* **To be done**: Write the lines out again, from the top of the material to the line containing "y = d3.scaleLinear().domain([0, -8]).range([60, 647]);", pictures excluded.

--------------------------------------------------

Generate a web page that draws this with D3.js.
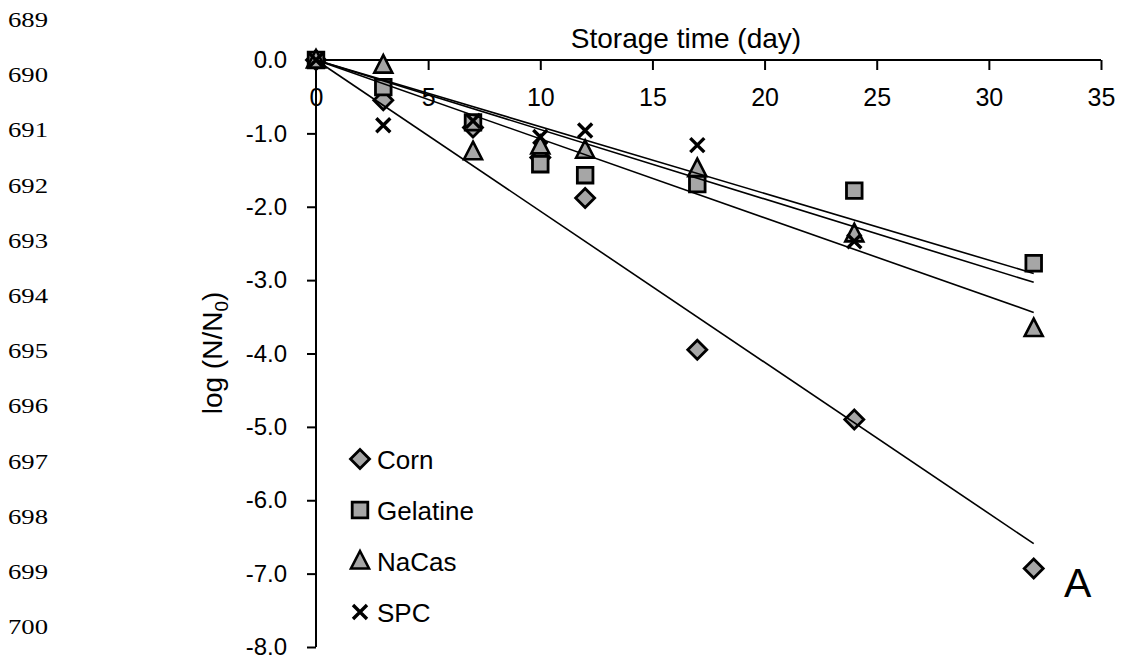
<!DOCTYPE html>
<html>
<head>
<meta charset="utf-8">
<script src="https://cdn.jsdelivr.net/npm/d3@7"></script>
<style>
	body { margin: 0; background: #fff; }
	svg text { font-family: "Liberation Sans", Arial, sans-serif; fill: #000; }
	.lineno { font-family: "Liberation Serif", "Times New Roman", serif; font-size: 21px; }
	.axis path, .axis line { stroke: #000; stroke-width: 2px; }
	.axis text { font-family: "Liberation Sans", Arial, sans-serif; }
	.axis--x text { font-size: 25px; }
	.axis--y text { font-size: 24px; }
</style>
</head>
<body>
<svg width="1130" height="664"></svg>
<script>
// storage days
var days = [0, 3, 7, 10, 12, 17, 24, 32];
// log (N/N0) per coating
var corn = [0, -0.55, -0.92, -1.33, -1.88, -3.95, -4.90, -6.93];
var gelatine = [0, -0.37, -0.85, -1.42, -1.57, -1.69, -1.78, -2.77];
var nacas = [0, -0.07, -1.25, -1.17, -1.23, -1.48, -2.37, -3.66];
var spc = [0, -0.89, -0.83, -1.05, -0.96, -1.16, -2.47, null];
// trend line slopes (through origin), drawn to day 32
var seriesNames = ["Corn", "Gelatine", "NaCas", "SPC"];
var trendSlopes = [-0.206, -0.0909, -0.1075, -0.0947];
var trendEnd = 32;
var xTicks = [0, 5, 10, 15, 20, 25, 30, 35];
var yTicks = [0, -1, -2, -3, -4, -5, -6, -7, -8];
var lineNumbers = [689, 690, 691, 692, 693, 694, 695, 696, 697, 698, 699, 700];

var allValues = [corn, gelatine, nacas, spc];
var shapes = ["diamond", "square", "triangle", "cross"];

var svg = d3.select("svg");

var x = d3.scaleLinear().domain([0, 35]).range([316, 1101]),
	y = d3.scaleLinear().domain([0, -8]).range([60, 647]);

// номера строк слева (растянуты по горизонтали, как в оригинале)
svg.append("g").selectAll("text")
	.data(lineNumbers)
	.enter().append("text")
	.attr("class", "lineno")
	.attr("transform", function(d, i) { return "translate(8," + (27 + i * 55.2) + ") scale(1.27,1)"; })
	.text(function(d) { return d; });

// оси
var xAxis = d3.axisBottom(x).tickValues(xTicks).tickSize(10).tickPadding(18).tickFormat(d3.format("d"));
var yAxis = d3.axisLeft(y).tickValues(yTicks).tickSize(9).tickPadding(20)
	.tickFormat(function(d) { return d3.format(".1f")(d).replace("−", "-"); });

svg.append("g")
	.attr("class", "axis axis--x")
	.attr("transform", "translate(0," + y(0) + ")")
	.call(xAxis)
	.call(function(g) { g.select(".domain").attr("d", "M" + x(0) + ",0H" + x(35)); })
	.attr("font-size", null);

svg.append("g")
	.attr("class", "axis axis--y")
	.attr("transform", "translate(" + x(0) + ",0)")
	.call(yAxis)
	.call(function(g) { g.select(".domain").attr("d", "M0," + y(0) + "V" + y(-8)); })
	.attr("font-size", null);

// подписи осей
svg.append("text")
	.attr("x", 686)
	.attr("y", 48)
	.attr("text-anchor", "middle")
	.style("font-size", "28px")
	.text("Storage time (day)");

var yl = svg.append("text")
	.attr("transform", "translate(222,353) rotate(-90)")
	.attr("text-anchor", "middle")
	.style("font-size", "28px");
yl.append("tspan").text("log (N/N");
yl.append("tspan").attr("dy", 6).style("font-size", "19px").text("0");
yl.append("tspan").attr("dy", -6).text(")");

// маркеры
function marker(sel, shape) {
	if (shape === "diamond")
		sel.append("path").attr("d", "M0,-9.5L9.5,0L0,9.5L-9.5,0Z")
			.attr("fill", "#a6a6a6").attr("stroke", "#000").attr("stroke-width", 2.8);
	else if (shape === "square")
		sel.append("path").attr("d", "M-7.8,-7.8H7.8V7.8H-7.8Z")
			.attr("fill", "#a6a6a6").attr("stroke", "#000").attr("stroke-width", 2.8);
	else if (shape === "triangle")
		sel.append("path").attr("d", "M0,-10L9,7.5H-9Z")
			.attr("fill", "#a6a6a6").attr("stroke", "#000").attr("stroke-width", 2.6);
	else
		sel.append("path").attr("d", "M-7,-7L7,7M-7,7L7,-7")
			.attr("fill", "none").attr("stroke", "#000").attr("stroke-width", 3.4);
}

allValues.forEach(function(vals, si) {
	var pts = days.map(function(d, i) { return {d: d, v: vals[i]}; })
		.filter(function(p) { return p.v !== null; });
	svg.append("g").selectAll("g")
		.data(pts)
		.enter().append("g")
		.attr("transform", function(p) { return "translate(" + x(p.d) + "," + y(p.v) + ")"; })
		.each(function() { marker(d3.select(this), shapes[si]); });
});

// линии тренда
var line = d3.line()
	.x(function(d) { return x(d[0]); })
	.y(function(d) { return y(d[1]); });

svg.append("g").selectAll("path")
	.data(trendSlopes)
	.enter().append("path")
	.attr("d", function(k) { return line([[0, 0], [trendEnd, k * trendEnd]]); })
	.attr("fill", "none")
	.attr("stroke", "#000")
	.attr("stroke-width", 1.6);

// легенда
var legend = svg.append("g").selectAll("g")
	.data(seriesNames)
	.enter().append("g")
	.attr("transform", function(d, i) { return "translate(360," + (459 + i * 51) + ")"; });
legend.each(function(d, i) { marker(d3.select(this), shapes[i]); });
legend.append("text")
	.attr("x", 17)
	.attr("y", 9.5)
	.style("font-size", "26px")
	.text(function(d) { return d; });

svg.append("text")
	.attr("x", 1064)
	.attr("y", 597)
	.style("font-size", "41px")
	.text("A");
</script>
</body>
</html>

--------------------------------------------------

* **Written answer**:
Generate a web page that draws this with D3.js.
<!DOCTYPE html>
<html>
<head>
<meta charset="utf-8">
<script src="https://cdn.jsdelivr.net/npm/d3@7"></script>
<style>
	body { margin: 0; background: #fff; }
	svg text { font-family: "Liberation Sans", Arial, sans-serif; fill: #000; }
	.lineno { font-family: "Liberation Serif", "Times New Roman", serif; font-size: 21px; }
	.axis path, .axis line { stroke: #000; stroke-width: 2px; }
	.axis text { font-family: "Liberation Sans", Arial, sans-serif; }
	.axis--x text { font-size: 25px; }
	.axis--y text { font-size: 24px; }
</style>
</head>
<body>
<svg width="1130" height="664"></svg>
<script>
// storage days
var days = [0, 3, 7, 10, 12, 17, 24, 32];
// log (N/N0) per coating
var corn = [0, -0.55, -0.92, -1.33, -1.88, -3.95, -4.90, -6.93];
var gelatine = [0, -0.37, -0.85, -1.42, -1.57, -1.69, -1.78, -2.77];
var nacas = [0, -0.07, -1.25, -1.17, -1.23, -1.48, -2.37, -3.66];
var spc = [0, -0.89, -0.83, -1.05, -0.96, -1.16, -2.47, null];
// trend line slopes (through origin), drawn to day 32
var seriesNames = ["Corn", "Gelatine", "NaCas", "SPC"];
var trendSlopes = [-0.206, -0.0909, -0.1075, -0.0947];
var trendEnd = 32;
var xTicks = [0, 5, 10, 15, 20, 25, 30, 35];
var yTicks = [0, -1, -2, -3, -4, -5, -6, -7, -8];
var lineNumbers = [689, 690, 691, 692, 693, 694, 695, 696, 697, 698, 699, 700];

var allValues = [corn, gelatine, nacas, spc];
var shapes = ["diamond", "square", "triangle", "cross"];

var svg = d3.select("svg");

var x = d3.scaleLinear().domain([0, 35]).range([316, 1101]),
	y = d3.scaleLinear().domain([0, -8]).range([60, 647]);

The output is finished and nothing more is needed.